I thought a few weeks ago, that there might be a dimensional ladder for EM, but I can't figure out how turn into something usable. I'm sharing some of my markdown notes, now frustrated.

Starting from how an Ampere used to be defined (N/m, kg/s2)...

- V = Voltage, in Volts, (pre-2019 equal to m2/s)

- Q = Charge, in Coulombs, (pre-2019 equal to kg/s)

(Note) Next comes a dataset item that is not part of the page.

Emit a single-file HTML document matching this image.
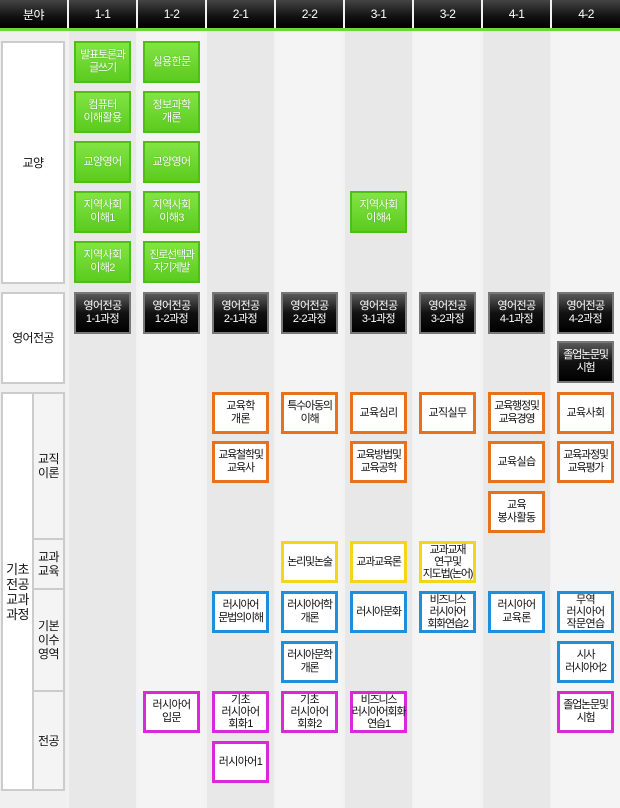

*Inertial Surfaces (J·s²)*

  ∫V dt × ∫Q dt = m² × kg

*Modes of Action (J·s)*

  V × ∫Q dt = (m²/s) × kg

  ∫V dt × Q = m² × (kg/s)

*Energy, Patterns of Stress (J)*

  dV/dt × ∫Q dt = (m²/s²) × kg

  V × Q = (m²/s) × (kg/s)

  ∫V dt × dQ/dt = m² × (kg/s²)

*Power, Waves of Stress (J/s)*

  dV/dt × Q = (m²/s²) × (kg/s)

  V × dQ/dt = (m²/s) × (kg/s²)

*Impulse, Wave Conversions (J/s²)*

  dV/dt × dQ/dt = (m²/s²) × (kg/s²)

*Spatial Derivatives, Effects on... 'Matter'?*

- d(Surface)/dx ~ Transport

- d(Action)/dx ~ Momentum

- d(Energy)/dx ~ Force

- d(Power)/dx ~ ??? Propagation?

- d(Impulse)/dx ~ ??? Conversion?

*Spatial Integrals, Effects on... 'Space'?*

- ∫(Surface)dx ~ Inertial Volume

- ∫(Action)dx ~ kgm3/s

- ∫(Energy)dx ~ kgm3/s2

- ∫(Power)dx ~ kgm3/s3

- ∫(Impulse)dx ~ kgm3/s4

In the wave modes for Power, 'Phase' = dV/dt, Charge = Q, with Heaviside's wave equation `d2(Volts)/dt2 + v2 * d2(Current)/dx2 = d2(Current)/dt2 + v2 * d2(Volts)/dx2` would then.... `d2(Phase)/dt2 + u2 * d2(Charge)/dx2 = d2(Charge)/dt2 + u2 * d2(Phase)/dx2` where v2 = 1 / LC, u2 = 1 / ??